DATASET CONTENT ->

·····

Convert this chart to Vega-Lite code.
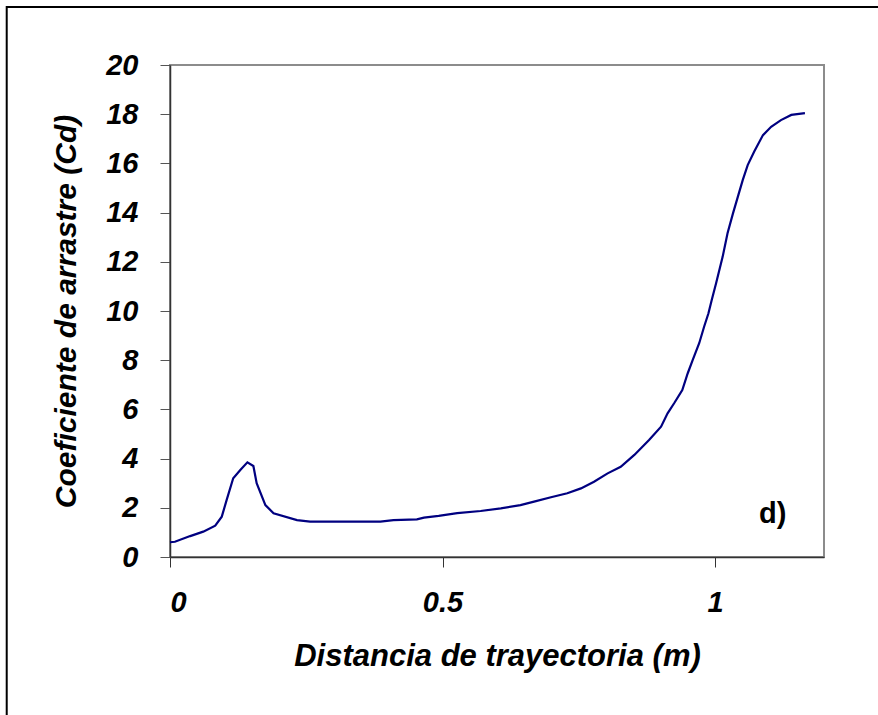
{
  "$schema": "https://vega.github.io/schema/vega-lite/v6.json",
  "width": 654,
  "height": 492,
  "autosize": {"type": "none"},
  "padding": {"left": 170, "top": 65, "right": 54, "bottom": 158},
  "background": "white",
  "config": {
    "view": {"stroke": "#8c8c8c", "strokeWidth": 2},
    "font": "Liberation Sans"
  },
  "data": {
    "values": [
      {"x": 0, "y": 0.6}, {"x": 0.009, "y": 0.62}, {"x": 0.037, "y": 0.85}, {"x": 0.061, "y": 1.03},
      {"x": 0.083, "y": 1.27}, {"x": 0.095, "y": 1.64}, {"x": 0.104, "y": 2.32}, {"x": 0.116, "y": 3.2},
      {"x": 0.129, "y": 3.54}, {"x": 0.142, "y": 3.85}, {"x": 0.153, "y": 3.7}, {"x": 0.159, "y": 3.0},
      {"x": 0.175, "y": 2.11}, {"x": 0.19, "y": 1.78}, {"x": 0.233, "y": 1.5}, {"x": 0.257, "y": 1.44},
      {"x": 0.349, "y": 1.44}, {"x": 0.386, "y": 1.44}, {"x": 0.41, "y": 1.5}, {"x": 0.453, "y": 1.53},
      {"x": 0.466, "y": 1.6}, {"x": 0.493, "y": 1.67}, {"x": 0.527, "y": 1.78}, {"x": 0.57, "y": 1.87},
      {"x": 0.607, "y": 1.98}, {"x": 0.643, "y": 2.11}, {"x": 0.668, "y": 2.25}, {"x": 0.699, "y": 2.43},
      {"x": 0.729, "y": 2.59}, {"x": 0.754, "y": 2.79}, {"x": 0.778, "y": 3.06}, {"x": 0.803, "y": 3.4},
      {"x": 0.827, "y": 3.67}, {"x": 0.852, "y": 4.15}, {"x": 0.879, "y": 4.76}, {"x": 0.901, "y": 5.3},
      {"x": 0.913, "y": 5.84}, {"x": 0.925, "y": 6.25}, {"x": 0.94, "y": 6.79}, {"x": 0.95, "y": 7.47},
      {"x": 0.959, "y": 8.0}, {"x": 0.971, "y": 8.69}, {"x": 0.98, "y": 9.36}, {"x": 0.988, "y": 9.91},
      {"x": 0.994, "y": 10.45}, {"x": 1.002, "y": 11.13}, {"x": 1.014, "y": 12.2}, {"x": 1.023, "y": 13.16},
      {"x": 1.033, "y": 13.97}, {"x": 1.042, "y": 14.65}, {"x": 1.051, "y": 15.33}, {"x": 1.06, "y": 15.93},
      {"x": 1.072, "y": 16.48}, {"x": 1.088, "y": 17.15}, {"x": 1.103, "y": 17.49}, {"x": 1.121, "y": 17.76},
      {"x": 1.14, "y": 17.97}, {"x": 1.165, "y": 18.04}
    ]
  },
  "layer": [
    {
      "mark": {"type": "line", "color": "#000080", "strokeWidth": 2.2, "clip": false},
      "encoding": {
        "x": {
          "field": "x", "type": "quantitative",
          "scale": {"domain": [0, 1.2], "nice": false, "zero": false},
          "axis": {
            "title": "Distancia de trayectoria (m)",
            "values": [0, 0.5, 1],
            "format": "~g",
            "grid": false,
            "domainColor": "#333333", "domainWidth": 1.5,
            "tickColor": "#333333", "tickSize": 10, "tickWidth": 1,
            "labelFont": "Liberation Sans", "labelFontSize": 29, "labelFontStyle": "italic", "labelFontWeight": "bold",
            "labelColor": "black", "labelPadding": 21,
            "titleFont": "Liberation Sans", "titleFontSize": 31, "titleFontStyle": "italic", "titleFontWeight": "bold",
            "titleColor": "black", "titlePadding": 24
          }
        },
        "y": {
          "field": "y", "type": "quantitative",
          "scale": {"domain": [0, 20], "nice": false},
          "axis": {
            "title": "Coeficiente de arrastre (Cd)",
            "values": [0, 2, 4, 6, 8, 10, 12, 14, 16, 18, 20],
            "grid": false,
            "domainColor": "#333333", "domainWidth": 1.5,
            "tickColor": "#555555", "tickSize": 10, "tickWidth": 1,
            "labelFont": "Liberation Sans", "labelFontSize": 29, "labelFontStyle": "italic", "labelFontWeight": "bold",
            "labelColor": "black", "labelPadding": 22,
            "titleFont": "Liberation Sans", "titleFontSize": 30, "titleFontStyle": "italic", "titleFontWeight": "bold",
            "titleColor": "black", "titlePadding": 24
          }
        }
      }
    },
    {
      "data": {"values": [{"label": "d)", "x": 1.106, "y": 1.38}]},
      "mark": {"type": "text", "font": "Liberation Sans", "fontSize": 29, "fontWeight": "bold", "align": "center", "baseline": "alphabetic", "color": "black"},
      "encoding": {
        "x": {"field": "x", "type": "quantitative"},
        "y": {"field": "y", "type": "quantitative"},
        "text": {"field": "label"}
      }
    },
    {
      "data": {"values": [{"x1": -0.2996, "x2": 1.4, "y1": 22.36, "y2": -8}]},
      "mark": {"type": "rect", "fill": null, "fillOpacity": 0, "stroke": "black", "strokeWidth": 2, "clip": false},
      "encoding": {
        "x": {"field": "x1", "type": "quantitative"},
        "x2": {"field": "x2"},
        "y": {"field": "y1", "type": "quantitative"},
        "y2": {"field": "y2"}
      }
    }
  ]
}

·····

EXERCISE ->
Leave out the pictures and transcribe everything else exactly.

FULL SOLUTION ->
Convert this chart to Vega-Lite code.
{
  "$schema": "https://vega.github.io/schema/vega-lite/v6.json",
  "width": 654,
  "height": 492,
  "autosize": {"type": "none"},
  "padding": {"left": 170, "top": 65, "right": 54, "bottom": 158},
  "background": "white",
  "config": {
    "view": {"stroke": "#8c8c8c", "strokeWidth": 2},
    "font": "Liberation Sans"
  },
  "data": {
    "values": [
      {"x": 0, "y": 0.6}, {"x": 0.009, "y": 0.62}, {"x": 0.037, "y": 0.85}, {"x": 0.061, "y": 1.03},
      {"x": 0.083, "y": 1.27}, {"x": 0.095, "y": 1.64}, {"x": 0.104, "y": 2.32}, {"x": 0.116, "y": 3.2},
      {"x": 0.129, "y": 3.54}, {"x": 0.142, "y": 3.85}, {"x": 0.153, "y": 3.7}, {"x": 0.159, "y": 3.0},
      {"x": 0.175, "y": 2.11}, {"x": 0.19, "y": 1.78}, {"x": 0.233, "y": 1.5}, {"x": 0.257, "y": 1.44},
      {"x": 0.349, "y": 1.44}, {"x": 0.386, "y": 1.44}, {"x": 0.41, "y": 1.5}, {"x": 0.453, "y": 1.53},
      {"x": 0.466, "y": 1.6}, {"x": 0.493, "y": 1.67}, {"x": 0.527, "y": 1.78}, {"x": 0.57, "y": 1.87},
      {"x": 0.607, "y": 1.98}, {"x": 0.643, "y": 2.11}, {"x": 0.668, "y": 2.25}, {"x": 0.699, "y": 2.43},
      {"x": 0.729, "y": 2.59}, {"x": 0.754, "y": 2.79}, {"x": 0.778, "y": 3.06}, {"x": 0.803, "y": 3.4},
      {"x": 0.827, "y": 3.67}, {"x": 0.852, "y": 4.15}, {"x": 0.879, "y": 4.76}, {"x": 0.901, "y": 5.3},
      {"x": 0.913, "y": 5.84}, {"x": 0.925, "y": 6.25}, {"x": 0.94, "y": 6.79}, {"x": 0.95, "y": 7.47},
      {"x": 0.959, "y": 8.0}, {"x": 0.971, "y": 8.69}, {"x": 0.98, "y": 9.36}, {"x": 0.988, "y": 9.91},
      {"x": 0.994, "y": 10.45}, {"x": 1.002, "y": 11.13}, {"x": 1.014, "y": 12.2}, {"x": 1.023, "y": 13.16},
      {"x": 1.033, "y": 13.97}, {"x": 1.042, "y": 14.65}, {"x": 1.051, "y": 15.33}, {"x": 1.06, "y": 15.93},
      {"x": 1.072, "y": 16.48}, {"x": 1.088, "y": 17.15}, {"x": 1.103, "y": 17.49}, {"x": 1.121, "y": 17.76},
      {"x": 1.14, "y": 17.97}, {"x": 1.165, "y": 18.04}
    ]
  },
  "layer": [
    {
      "mark": {"type": "line", "color": "#000080", "strokeWidth": 2.2, "clip": false},
      "encoding": {
        "x": {
          "field": "x", "type": "quantitative",
          "scale": {"domain": [0, 1.2], "nice": false, "zero": false},
          "axis": {
            "title": "Distancia de trayectoria (m)",
            "values": [0, 0.5, 1],
            "format": "~g",
            "grid": false,
            "domainColor": "#333333", "domainWidth": 1.5,
            "tickColor": "#333333", "tickSize": 10, "tickWidth": 1,
            "labelFont": "Liberation Sans", "labelFontSize": 29, "labelFontStyle": "italic", "labelFontWeight": "bold",
            "labelColor": "black", "labelPadding": 21,
            "titleFont": "Liberation Sans", "titleFontSize": 31, "titleFontStyle": "italic", "titleFontWeight": "bold",
            "titleColor": "black", "titlePadding": 24
          }
        },
        "y": {
          "field": "y", "type": "quantitative",
          "scale": {"domain": [0, 20], "nice": false},
          "axis": {
            "title": "Coeficiente de arrastre (Cd)",
            "values": [0, 2, 4, 6, 8, 10, 12, 14, 16, 18, 20],
            "grid": false,
            "domainColor": "#333333", "domainWidth": 1.5,
            "tickColor": "#555555", "tickSize": 10, "tickWidth": 1,
            "labelFont": "Liberation Sans", "labelFontSize": 29, "labelFontStyle": "italic", "labelFontWeight": "bold",
            "labelColor": "black", "labelPadding": 22,
            "titleFont": "Liberation Sans", "titleFontSize": 30, "titleFontStyle": "italic", "titleFontWeight": "bold",
            "titleColor": "black", "titlePadding": 24
          }
        }
      }
    },
    {
      "data": {"values": [{"label": "d)", "x": 1.106, "y": 1.38}]},
      "mark": {"type": "text", "font": "Liberation Sans", "fontSize": 29, "fontWeight": "bold", "align": "center", "baseline": "alphabetic", "color": "black"},
      "encoding": {
        "x": {"field": "x", "type": "quantitative"},
        "y": {"field": "y", "type": "quantitative"},
        "text": {"field": "label"}
      }
    },
    {
      "data": {"values": [{"x1": -0.2996, "x2": 1.4, "y1": 22.36, "y2": -8}]},
      "mark": {"type": "rect", "fill": null, "fillOpacity": 0, "stroke": "black", "strokeWidth": 2, "clip": false},
      "encoding": {
        "x": {"field": "x1", "type": "quantitative"},
        "x2": {"field": "x2"},
        "y": {"field": "y1", "type": "quantitative"},
        "y2": {"field": "y2"}
      }
    }
  ]
}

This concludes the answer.